Why Another Sales Process Won’t Help When You’re Stuck Between Knowing and Doing

Every few months, a post makes the rounds listing the “best” sales methodologies.

SPIN.
Challenger.
MEDDIC.
Sandler.
Solution Selling.
Consultative Selling.
Inbound.
Outbound.

Twenty names. Twenty frameworks.
And the familiar question:

“Which one works best?”

It’s a reasonable question but it’s also the wrong one.

Because for many professionals, the problem isn’t choosing a process.

It’s using one consistently.

 

Sales Processes Solve the Knowing Side of the Problem

Sales methodologies are designed to answer questions like:

  • What should I ask?

  • What stage am I in?

  • What comes next?

  • How do I qualify?

  • How do I move a deal forward?

In other words, they operate on the knowing side of the equation.

And to be clear: many of these frameworks are sound.
They work when they’re used.

But knowing the process doesn’t guarantee you’ll follow it, especially under pressure.

 

Where Sales Processes Fall Short

Sales processes assume a critical thing that often isn’t true:

That is when the moment arrives, the professional will feel steady enough to act.

But selling, especially selling expertise, activates:

  • uncertainty

  • exposure

  • silence

  • evaluation

When those show up, behavior changes.

People hesitate. They overthink. They delay follow-ups. They rewrite emails. They avoid initiating conversations.

Not because they don’t know the process but because emotion interrupts execution.

This is the space between knowing and doing.

And most sales processes don’t address it.

More Learning Often Makes the Gap Worse

When action stalls, the default response is to learn more.

Another book.
Another framework.
Another checklist.

This feels productive but it can quietly increase pressure.

More learning creates:

  • higher standards

  • more self-evaluation

  • more internal comparison

  • more reasons to hesitate

Instead of making action easier, it raises the emotional cost of getting started.

You don’t just have to act 
you have to act correctly.

That’s when Sales Anxiety™ intensifies.

Sales Anxiety™ Lives Where Processes Don’t

Sales Anxiety™ doesn’t live in your understanding of SPIN or Challenger.

It lives in moments like:

  • deciding whether to follow up

  • sitting with silence after sending a proposal

  • asking for a decision

  • re-engaging a stalled conversation

Those moments aren’t process problems.

They’re regulation problems.

And no methodology can help if the nervous system is overwhelmed.

The Missing Layer: Emotional Regulation and Structure

What closes the gap between knowing and doing isn’t a better sales process.

It’s structure that reduces emotional load.

Structure that:

  • limits decision points

  • creates predictable rhythm

  • defines “good enough” action

  • separates identity from outcome

  • makes action repeatable even when confidence wavers

This is why some professionals succeed with any sales methodology and others struggle with all of them.

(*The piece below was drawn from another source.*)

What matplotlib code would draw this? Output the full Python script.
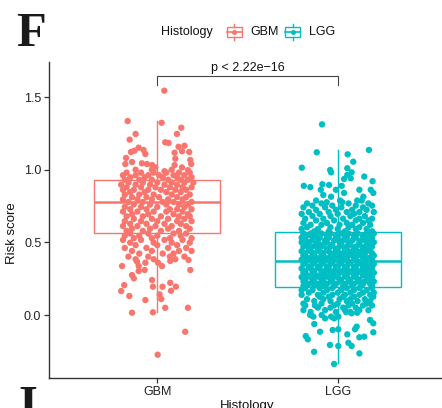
import matplotlib.pyplot as plt
from matplotlib.patches import Rectangle
from matplotlib.lines import Line2D

plt.rcParams['font.family'] = ['Liberation Sans', 'DejaVu Sans']

groups = ['GBM', 'LGG']
colors = ['#F8766D', '#00BFC4']

# box statistics
box_q1 = [0.566, 0.190]
box_med = [0.776, 0.374]
box_q3 = [0.929, 0.573]
box_lo = [0.019, -0.333]
box_hi = [1.335, 1.136]

p_label = 'p < 2.22e\u221216'

# GBM points: (band level, jitter offsets) for the dense part
gbm_rows = [
    (0.98, [-0.17, -0.09, -0.02, 0.05, 0.12, 0.18]),
    (0.962, [-0.19, -0.12, -0.05, 0.01, 0.09, 0.15]),
    (0.948, [-0.15, -0.07, 0.03, 0.11, 0.19]),
    (0.931, [-0.18, -0.10, -0.03, 0.06, 0.13, 0.17]),
    (0.912, [-0.16, -0.08, 0.0, 0.08, 0.15, 0.2]),
    (0.897, [-0.2, -0.12, -0.04, 0.04, 0.11]),
    (0.879, [-0.17, -0.09, -0.01, 0.07, 0.14, 0.19]),
    (0.862, [-0.19, -0.13, -0.05, 0.02, 0.10, 0.16]),
    (0.846, [-0.15, -0.07, 0.05, 0.13]),
    (0.829, [-0.18, -0.1, -0.02, 0.08, 0.18]),
    (0.811, [-0.14, -0.06, 0.01, 0.11, 0.16]),
    (0.796, [-0.19, -0.11, -0.03, 0.06, 0.14]),
    (0.778, [-0.16, -0.08, 0.03, 0.09, 0.19]),
    (0.761, [-0.13, -0.04, 0.05, 0.12, 0.17]),
    (0.744, [-0.18, -0.09, 0.0, 0.15]),
    (0.728, [-0.15, -0.06, 0.07, 0.11, 0.19]),
    (0.712, [-0.19, -0.11, -0.02, 0.05, 0.14]),
    (0.694, [-0.14, -0.05, 0.09, 0.17]),
    (0.679, [-0.17, -0.08, 0.02, 0.12, 0.18]),
    (0.662, [-0.13, -0.03, 0.06, 0.15]),
    (0.646, [-0.18, -0.09, 0.0, 0.11, 0.19]),
    (0.628, [-0.15, -0.06, 0.04, 0.13]),
    (0.612, [-0.19, -0.11, -0.01, 0.08, 0.16]),
    (0.594, [-0.14, -0.04, 0.06, 0.18]),
    (0.579, [-0.17, -0.08, 0.02, 0.12]),
    (0.561, [-0.15, -0.05, 0.09, 0.16]),
    (0.546, [-0.18, -0.1, 0.0, 0.13]),
    (0.529, [-0.13, -0.03, 0.07, 0.19]),
    (0.517, [-0.19, -0.09, 0.04, 0.14]),
    (0.498, [-0.15, -0.02, 0.08, 0.18]),
    (0.481, [-0.12, 0.0, 0.11]),
    (0.462, [-0.18, -0.06, 0.06, 0.16]),
    (0.441, [-0.14, -0.03, 0.12, 0.19]),
    (0.423, [-0.1, 0.03, 0.09]),
    (0.402, [-0.16, -0.05, 0.07, 0.15]),
    (0.384, [-0.12, -0.02, 0.1]),
]

# GBM sparse points outside the dense part
gbm_y_extra = [1.544, 1.335, 1.323, 1.289, 1.246, 1.246, 1.207, 1.189, 1.184,
               1.152, 1.158, 1.165, 1.131, 1.122, 1.136, 1.108, 1.117, 1.127,
               1.122, 1.081, 1.076, 1.067, 1.039, 1.053, 1.039, 1.044, 1.039,
               1.032, 1.016, 1.032, 1.016, 1.0, 1.0, 0.99, 1.0, 0.997,
               0.337, 0.367, 0.337, 0.36, 0.36, 0.337, 0.372, 0.379, 0.303,
               0.31, 0.31, 0.275, 0.253, 0.241, 0.222, 0.206, 0.195, 0.195,
               0.195, 0.165, 0.167, 0.131, 0.142, 0.11, 0.103, 0.05, 0.05,
               0.016, 0.019, -0.115, -0.273]
gbm_dx_extra = [0.039, -0.164, 0.024, 0.133, -0.12, 0.109, -0.153, 0.044, 0.063,
                -0.103, 0.118, 0.151, -0.126, -0.146, -0.076, -0.066, 0.096, 0.137,
                0.177, -0.173, 0.1, 0.183, 0.188, -0.14, -0.177, -0.085, -0.057,
                -0.029, -0.011, 0.096, 0.137, -0.12, -0.03, 0.04, 0.08, 0.17,
                -0.195, -0.112, -0.103, -0.066, 0.004, 0.026, 0.072, 0.173, -0.103,
                -0.07, 0.183, -0.14, -0.13, -0.029, 0.072, -0.183, -0.024, 0.029,
                0.103, -0.2, 0.076, -0.155, 0.013, 0.022, -0.066, 0.044, 0.17,
                -0.14, -0.024, 0.155, 0.002]

# LGG points: dense part
lgg_rows = [
    (0.862, [-0.094, -0.01, 0.12, 0.183]),
    (0.840, [0.035, 0.197]),
    (0.826, [-0.08]),
    (0.814, [-0.037, 0.142]),
    (0.788, [-0.12, 0.013, 0.108, 0.133]),
    (0.776, [-0.061, 0.025]),
    (0.768, [-0.17, -0.09, 0.06, 0.17]),
    (0.753, [-0.14, -0.03, 0.1, 0.19]),
    (0.741, [-0.19, -0.07, 0.02, 0.14]),
    (0.724, [-0.12, -0.01, 0.08, 0.16]),
    (0.709, [-0.16, -0.05, 0.05, 0.12, 0.2]),
    (0.696, [-0.2, -0.1, 0.0, 0.09]),
    (0.681, [-0.14, -0.04, 0.07, 0.15]),
    (0.663, [-0.18, -0.08, 0.03, 0.12, 0.19]),
    (0.651, [-0.12, -0.02, 0.1, 0.17]),
    (0.634, [-0.19, -0.06, 0.05, 0.14]),
    (0.621, [-0.15, -0.09, 0.01, 0.08, 0.18]),
    (0.604, [-0.17, -0.04, 0.06, 0.12]),
    (0.592, [-0.2, -0.11, 0.0, 0.1, 0.16]),
    (0.576, [-0.13, -0.05, 0.04, 0.19]),
    (0.561, [-0.19, -0.15, -0.09, -0.04, 0.02, 0.06, 0.11, 0.16, 0.2]),
    (0.546, [-0.17, -0.12, -0.06, -0.01, 0.04, 0.09, 0.14, 0.18]),
    (0.532, [-0.2, -0.14, -0.1, -0.05, 0.0, 0.05, 0.1, 0.15, 0.19]),
    (0.514, [-0.18, -0.13, -0.07, -0.02, 0.03, 0.08, 0.13, 0.17]),
    (0.501, [-0.2, -0.16, -0.11, -0.06, 0.01, 0.06, 0.12, 0.16, 0.2]),
    (0.484, [-0.17, -0.12, -0.08, -0.03, 0.02, 0.07, 0.12, 0.18]),
    (0.471, [-0.19, -0.14, -0.09, -0.04, 0.01, 0.05, 0.1, 0.15, 0.19]),
    (0.456, [-0.16, -0.11, -0.06, -0.01, 0.04, 0.09, 0.14, 0.18]),
    (0.439, [-0.2, -0.15, -0.1, -0.05, 0.0, 0.06, 0.11, 0.16]),
    (0.426, [-0.18, -0.13, -0.08, -0.02, 0.03, 0.08, 0.13, 0.19]),
    (0.409, [-0.19, -0.14, -0.09, -0.04, 0.01, 0.06, 0.11, 0.15, 0.2]),
    (0.396, [-0.17, -0.12, -0.07, -0.02, 0.03, 0.09, 0.14, 0.18]),
    (0.381, [-0.2, -0.15, -0.1, -0.05, 0.0, 0.05, 0.1, 0.16, 0.19]),
    (0.364, [-0.18, -0.13, -0.08, -0.03, 0.02, 0.07, 0.12, 0.17]),
    (0.351, [-0.19, -0.14, -0.09, -0.04, 0.01, 0.06, 0.11, 0.15, 0.2]),
    (0.334, [-0.16, -0.11, -0.06, -0.01, 0.04, 0.09, 0.14, 0.18]),
    (0.321, [-0.2, -0.15, -0.1, -0.05, 0.0, 0.05, 0.1, 0.16, 0.19]),
    (0.304, [-0.18, -0.13, -0.07, -0.02, 0.03, 0.08, 0.13, 0.17]),
    (0.291, [-0.19, -0.14, -0.09, -0.04, 0.01, 0.06, 0.11, 0.15, 0.2]),
    (0.274, [-0.17, -0.12, -0.07, -0.02, 0.04, 0.09, 0.14, 0.18]),
    (0.261, [-0.2, -0.15, -0.1, -0.05, 0.0, 0.05, 0.1, 0.16, 0.19]),
    (0.244, [-0.18, -0.13, -0.08, -0.03, 0.02, 0.07, 0.12, 0.17]),
    (0.231, [-0.19, -0.14, -0.09, -0.04, 0.01, 0.06, 0.11, 0.15, 0.2]),
    (0.214, [-0.16, -0.11, -0.06, -0.01, 0.04, 0.09, 0.14, 0.18]),
    (0.201, [-0.19, -0.13, -0.08, -0.02, 0.03, 0.08, 0.13, 0.19]),
    (0.186, [-0.18, -0.1, -0.03, 0.05, 0.12, 0.19]),
    (0.171, [-0.2, -0.14, -0.06, 0.02, 0.09, 0.16]),
    (0.154, [-0.16, -0.08, 0.0, 0.07, 0.14, 0.2]),
    (0.139, [-0.2, -0.11, -0.03, 0.04, 0.12, 0.18]),
    (0.126, [-0.1, -0.05, 0.03, 0.09, 0.197]),
    (0.109, [-0.17, -0.08, 0.01, 0.07, 0.15]),
    (0.096, [-0.13, -0.04, 0.05, 0.11, 0.18]),
    (0.079, [-0.19, -0.09, 0.0, 0.08, 0.16]),
    (0.066, [-0.18, -0.126, -0.02, 0.06, 0.14, 0.19]),
    (0.051, [-0.11, -0.04, 0.03, 0.1]),
    (0.034, [-0.19, -0.07, 0.04, 0.12, 0.17]),
    (0.021, [-0.15, -0.01, 0.046, 0.07]),
]

# LGG sparse points outside the dense part
lgg_y_extra = [1.312, 1.12, 1.136, 1.106, 1.055, 1.014, 0.998, 0.982, 1.01,
               0.964, 0.982, 0.936, 0.941, 0.953, 0.921, 0.889, 0.88, 0.9,
               0.895, 0.889,
               0.0, -0.011, 0.0, -0.023, -0.011, -0.023, -0.011, 0.012, 0.016,
               -0.034, -0.057, -0.062, -0.08, -0.098, -0.103, -0.098, -0.115,
               -0.145, -0.167, -0.133, -0.153, -0.149, -0.119, -0.206, -0.213,
               -0.191, -0.213, -0.253, -0.264, -0.337]
lgg_dx_extra = [-0.087, -0.116, 0.173, 0.055, 0.086, -0.199, -0.042, -0.037, 0.053,
                0.053, 0.077, 0.035, 0.072, 0.147, 0.193, -0.188, -0.152, -0.085,
                -0.048, 0.022,
                -0.153, -0.135, -0.089, -0.07, -0.037, -0.02, 0.003, 0.077, 0.108,
                0.179, 0.197, -0.13, 0.105, 0.096, -0.028, 0.003, -0.098,
                -0.177, -0.166, 0.053, 0.12, 0.147, 0.197, -0.043, 0.003,
                0.059, 0.077, -0.131, 0.12, -0.02]


def flatten(rows, y_extra, dx_extra):
    ys, dxs = [], []
    for level, offsets in rows:
        for d in offsets:
            ys.append(level)
            dxs.append(d)
    return ys + y_extra, dxs + dx_extra


gbm_y, gbm_dx = flatten(gbm_rows, gbm_y_extra, gbm_dx_extra)
lgg_y, lgg_dx = flatten(lgg_rows, lgg_y_extra, lgg_dx_extra)
points = [(gbm_y, gbm_dx), (lgg_y, lgg_dx)]

W, H = 442, 408
fig = plt.figure(figsize=(W / 100, H / 100), dpi=100)
ax = fig.add_axes([49 / W, 1 - 378.4 / H, 397 / W, 316.8 / H])

axis_col = '#333333'
for i, col in enumerate(colors):
    stats = [dict(q1=box_q1[i], med=box_med[i], q3=box_q3[i],
                  whislo=box_lo[i], whishi=box_hi[i], fliers=[])]
    ax.bxp(stats, positions=[i + 1], widths=0.7, showcaps=False,
           showfliers=False, patch_artist=True,
           boxprops=dict(facecolor='white', edgecolor=col, linewidth=1.0),
           whiskerprops=dict(color=col, linewidth=1.0),
           medianprops=dict(color=col, linewidth=1.8),
           zorder=1)
    ys, dxs = points[i]
    ax.scatter([i + 1 + d for d in dxs], ys, s=21, color=col,
               edgecolors='none', zorder=3)

# significance bracket
yb, yt = 1.583, 1.645
ax.plot([1, 1, 2, 2], [yb, yt, yt, yb], color='#444444', lw=0.8, zorder=4)
ax.text(1.5, 1.662, p_label, ha='center', va='bottom', fontsize=9,
        color='#111111')

ax.set_xlim(0.4, 2.6)
ax.set_ylim(-0.436, 1.744)
ax.set_xticks([1, 2])
ax.set_xticklabels(groups)
ax.set_yticks([0.0, 0.5, 1.0, 1.5])
ax.set_yticklabels(['0.0', '0.5', '1.0', '1.5'])
ax.tick_params(axis='both', colors=axis_col, labelcolor='#222222',
               labelsize=9, length=3.5, width=0.9, pad=2)
for s in ['top', 'right']:
    ax.spines[s].set_visible(False)
for s in ['left', 'bottom']:
    ax.spines[s].set_color(axis_col)
    ax.spines[s].set_linewidth(1.0)

# axis titles
fig.text(12 / W, 1 - 233 / H, 'Risk score', rotation=90, ha='center',
         va='center', fontsize=9.5, color='#111111')
fig.text(247.5 / W, 1 - 400 / H, 'Histology', ha='center', va='top',
         fontsize=9.5, color='#111111')

# panel letters
fig.text(31 / W, 1 - 46 / H, 'F', ha='center', va='baseline', fontsize=35,
         fontweight='bold', family='Liberation Serif', color='#1a1a1a')
fig.text(28 / W, 1 - 419 / H, 'I', ha='center', va='baseline', fontsize=35,
         fontweight='bold', family='Liberation Serif', color='#1a1a1a')


# legend drawn in figure pixels
def fx(x):
    return x / W


def fy(y):
    return 1 - y / H


fig.text(fx(161.5), fy(31.7), 'Histology', ha='left', va='center',
         fontsize=9, color='#111111')
key_x = [226.7, 285.3]
lab_x = [250.5, 308.5]
for i, col in enumerate(colors):
    x0 = key_x[i]
    cx = x0 + 7.5
    fig.add_artist(Rectangle((fx(x0), fy(36.7)), 15 / W, 10 / H,
                             transform=fig.transFigure, facecolor='white',
                             edgecolor=col, linewidth=1.0))
    fig.add_artist(Line2D([fx(x0), fx(x0 + 15)], [fy(31.7), fy(31.7)],
                          transform=fig.transFigure, color=col, lw=1.2))
    fig.add_artist(Line2D([fx(cx), fx(cx)], [fy(24), fy(26.7)],
                          transform=fig.transFigure, color=col, lw=1.0))
    fig.add_artist(Line2D([fx(cx), fx(cx)], [fy(36.7), fy(39.5)],
                          transform=fig.transFigure, color=col, lw=1.0))
    fig.add_artist(Line2D([fx(cx)], [fy(31.7)], transform=fig.transFigure,
                          marker='o', markersize=3.6, color=col, lw=0,
                          markeredgewidth=0))
    fig.text(fx(lab_x[i]), fy(31.7), groups[i], ha='left', va='center',
             fontsize=9, color='#111111')

fig.savefig('out.png', dpi=100)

The difference isn’t intelligence or discipline.

It’s emotional steadiness under uncertainty.

Process Tells You What to Do. Regulation Determines If You Do It.

Sales processes are useful tools. But they’re not the foundation.

Without regulation:

  • processes sit unused

  • frameworks become theoretical

  • insight doesn’t translate into action

Sales Anxiety™ sits underneath methodology.

When it’s unaddressed, even the best process stays stuck on paper.

A Better Question to Ask

Instead of:

“Which sales process works best?”

The more useful question is:

“What helps me act consistently when outcomes are uncertain?”

When that question is answered, any process becomes usable.

Sales Anxiety Closing Thought

If you’ve tried multiple sales frameworks and still struggle to follow through, nothing is wrong with you.

You don’t need another methodology.

You need support in the space between knowing and doing where emotion, not logic, determines behavior.

That’s where Sales Anxiety™ lives.

And until that layer is addressed, learning more will always feel easier than doing more.